R, 95 min.
Director: Ben Lewin
Writers: Ben Lewin, Mark O’Brien (article “On Seeing a Sex Surrogate”)
Starring: John Hawkes, Helen Hunt, William H. Macy, Moon Bloodgood, Adam Arkin
If you look at movies today, you’d never know people had sex. Or at least you’d have no idea exactly what the physical act of love involved. “The Sessions” is a film that addresses sex in terms that even the filmmakers of the 70s never really explored. It tells the true story of a man in an iron lung who yearns to have a sexual experience before he dies. It’s really only natural.
Perhaps the most interesting part of Mark O’Brien’s journey to have sex is that his primary source of advice comes from a priest. I had a college roommate who was called to serve the lord and this is the type of clergyman I would expect him to be. Played with full amicability by William H. Macy, he understands that while the church’s stance on sex outside of marriage is firmly in the negative, there are certain circumstances to which no set of rules can apply. “I think He’ll give you a pass on this one,” he says to this man desperately trying to understand his own body in respect to his religion and his difficult life circumstances.

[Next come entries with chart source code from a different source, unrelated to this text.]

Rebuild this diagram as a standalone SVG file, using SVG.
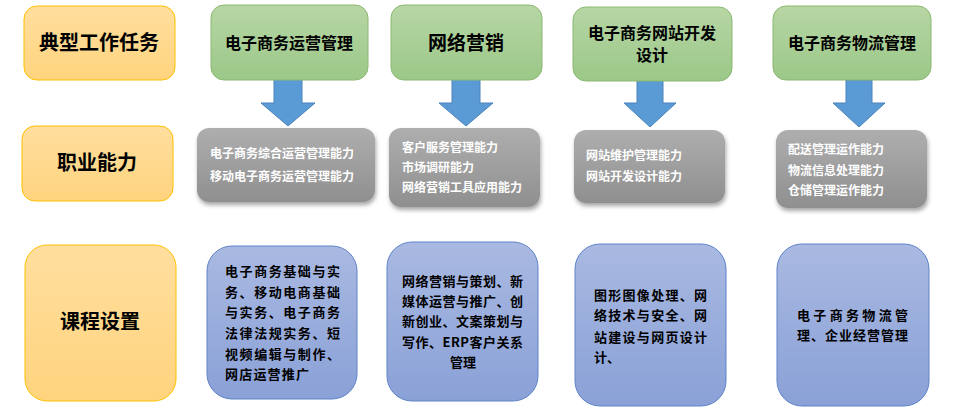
<svg xmlns="http://www.w3.org/2000/svg" width="956" height="414" viewBox="0 0 956 414">
<defs>
<linearGradient id="gOr" x1="0" y1="0" x2="0" y2="1"><stop offset="0" stop-color="#FFDE9E"/><stop offset="1" stop-color="#FFD47E"/></linearGradient>
<linearGradient id="gGr" x1="0" y1="0" x2="0" y2="1"><stop offset="0" stop-color="#B7D6A5"/><stop offset="1" stop-color="#9BC888"/></linearGradient>
<linearGradient id="gGy" x1="0" y1="0" x2="0" y2="1"><stop offset="0" stop-color="#AEAEAE"/><stop offset="1" stop-color="#8F8F8F"/></linearGradient>
<linearGradient id="gBl" x1="0" y1="0" x2="0" y2="1"><stop offset="0" stop-color="#A9B9E1"/><stop offset="1" stop-color="#8AA1D7"/></linearGradient>
<filter id="sh" x="-10%" y="-10%" width="125%" height="135%"><feDropShadow dx="1" dy="3" stdDeviation="2" flood-color="#000" flood-opacity="0.35"/></filter>
</defs>
<style>
.or{fill:url(#gOr);stroke:#FFC000;stroke-width:1}
.gr{fill:url(#gGr);stroke:#8CB872;stroke-width:1}
.gy{fill:url(#gGy);stroke:none;filter:url(#sh)}
.bl{fill:url(#gBl);stroke:#5E83C9;stroke-width:1}
.arr{fill:#5B9BD5;stroke:#4A83BC;stroke-width:1}
.hd{font-family:"Liberation Serif","Noto Sans CJK SC",serif;font-weight:bold;fill:#000;text-anchor:middle}
.tk{font-family:"Noto Sans CJK SC",sans-serif;font-weight:bold;fill:#000;text-anchor:middle}
.wt{font-family:"Noto Sans CJK SC",sans-serif;font-weight:bold;font-size:12px;fill:#fff}
.cs{font-family:"Noto Sans CJK SC",sans-serif;font-weight:bold;font-size:13px;fill:#000}
</style>
<g id="connectors">
<polygon class="arr" points="274,78 302,78 302,103 315,103 288,126 261,103 274,103"/>
<polygon class="arr" points="452,78 480,78 480,103 493,103 466,126 439,103 452,103"/>
<polygon class="arr" points="637,80 663,80 663,103 676,103 650,127 624,103 637,103"/>
<polygon class="arr" points="846,80 872,80 872,103 885,103 859,127 833,103 846,103"/>
</g>
<g id="row1-label"><rect class="or" x="24" y="6" width="151" height="74" rx="13"/><text class="tk" x="99" y="50" font-size="20">典型工作任务</text></g>
<g id="task1"><rect class="gr" x="211" y="5" width="157" height="75" rx="13"/><text class="tk" x="289" y="49" font-size="16">电子商务运营管理</text></g>
<g id="task2"><rect class="gr" x="391" y="5" width="151" height="75" rx="13"/><text class="tk" x="466" y="50" font-size="19">网络营销</text></g>
<g id="task3"><rect class="gr" x="573" y="7" width="159" height="74" rx="13"/><text class="tk" x="652" y="39" font-size="16">电子商务网站开发</text><text class="tk" x="652" y="61" font-size="16">设计</text></g>
<g id="task4"><rect class="gr" x="773" y="6" width="158" height="74" rx="13"/><text class="tk" x="852" y="49" font-size="16">电子商务物流管理</text></g>
<g id="row2-label"><rect class="or" x="22" y="126" width="151" height="75" rx="13"/><text class="tk" x="97" y="170" font-size="20">职业能力</text></g>
<g id="ability1"><rect class="gy" x="197" y="128" width="178" height="74" rx="12"/><text class="wt" x="210" y="158">电子商务综合运营管理能力</text><text class="wt" x="210" y="181">移动电子商务运营管理能力</text></g>
<g id="ability2"><rect class="gy" x="389" y="128" width="151" height="79" rx="12"/><text class="wt" x="402" y="152">客户服务管理能力</text><text class="wt" x="402" y="172">市场调研能力</text><text class="wt" x="402" y="192">网络营销工具应用能力</text></g>
<g id="ability3"><rect class="gy" x="574" y="130" width="151" height="73" rx="12"/><text class="wt" x="586" y="160">网站维护管理能力</text><text class="wt" x="586" y="181">网站开发设计能力</text></g>
<g id="ability4"><rect class="gy" x="776" y="130" width="151" height="78" rx="12"/><text class="wt" x="788" y="154">配送管理运作能力</text><text class="wt" x="788" y="175">物流信息处理能力</text><text class="wt" x="788" y="195">仓储管理运作能力</text></g>
<g id="row3-label"><rect class="or" x="25" y="245" width="151" height="156" rx="22"/><text class="tk" x="100" y="329" font-size="20">课程设置</text></g>
<g id="course1"><rect class="bl" x="207" y="246" width="150" height="153" rx="25"/>
<text class="cs" x="225" y="276" textLength="115" lengthAdjust="spacing">电子商务基础与实</text>
<text class="cs" x="225" y="297" textLength="115" lengthAdjust="spacing">务、移动电商基础</text>
<text class="cs" x="225" y="317" textLength="115" lengthAdjust="spacing">与实务、电子商务</text>
<text class="cs" x="225" y="338" textLength="115" lengthAdjust="spacing">法律法规实务、短</text>
<text class="cs" x="225" y="359" textLength="115" lengthAdjust="spacing">视频编辑与制作、</text>
<text class="cs" x="225" y="379" textLength="84" lengthAdjust="spacing">网店运营推广</text></g>
<g id="course2"><rect class="bl" x="387" y="242" width="151" height="159" rx="25"/>
<text class="cs" x="402" y="286" textLength="121" lengthAdjust="spacing">网络营销与策划、新</text>
<text class="cs" x="402" y="306" textLength="121" lengthAdjust="spacing">媒体运营与推广、创</text>
<text class="cs" x="402" y="326" textLength="121" lengthAdjust="spacing">新创业、文案策划与</text>
<text class="cs" x="402" y="347" textLength="121" lengthAdjust="spacing">写作、ERP客户关系</text>
<text class="cs" x="463" y="367" text-anchor="middle">管理</text></g>
<g id="course3"><rect class="bl" x="575" y="244" width="151" height="162" rx="25"/>
<text class="cs" x="594" y="300" textLength="113" lengthAdjust="spacing">图形图像处理、网</text>
<text class="cs" x="594" y="320" textLength="113" lengthAdjust="spacing">络技术与安全、网</text>
<text class="cs" x="594" y="342" textLength="113" lengthAdjust="spacing">站建设与网页设计</text>
<text class="cs" x="594" y="362">计、</text></g>
<g id="course4"><rect class="bl" x="777" y="244" width="152" height="162" rx="25"/>
<text class="cs" x="797" y="320" textLength="111" lengthAdjust="spacing">电子商务物流管</text>
<text class="cs" x="797" y="340" textLength="111" lengthAdjust="spacing">理、企业经营管理</text></g>
</svg>
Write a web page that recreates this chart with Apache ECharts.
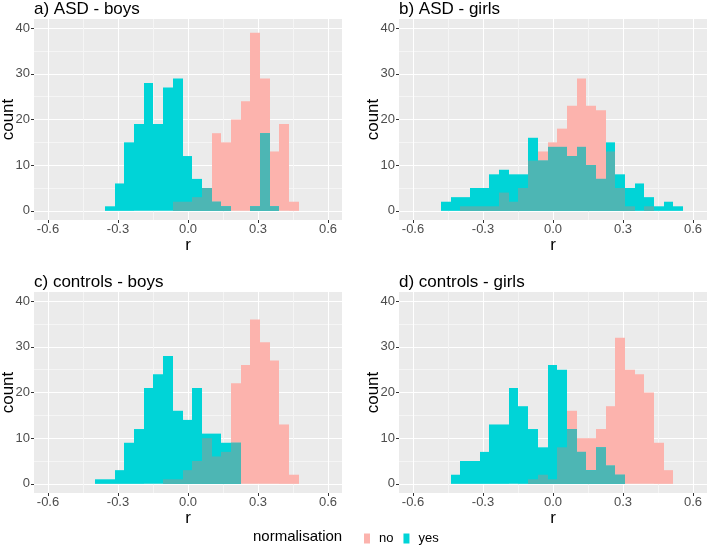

Helen Hunt plays a sex surrogate, who approaches her clients on a very business-like level. Sex is not just a business to her, but a therapy for those who require her unique services. There are differences between her and a prostitute and Hunt makes those differences very clear. Moon Bloodgood also plays an important role as one of Mark’s nurses. She’s hired just as he’s beginning to explore his options for sex. While at first she seems shocked by his desire, she soon understands his reasons better than anyone else in his life. She is never an object of his desires put provides necessary support in his quest and an important window into how we all approach sexual experiences for him.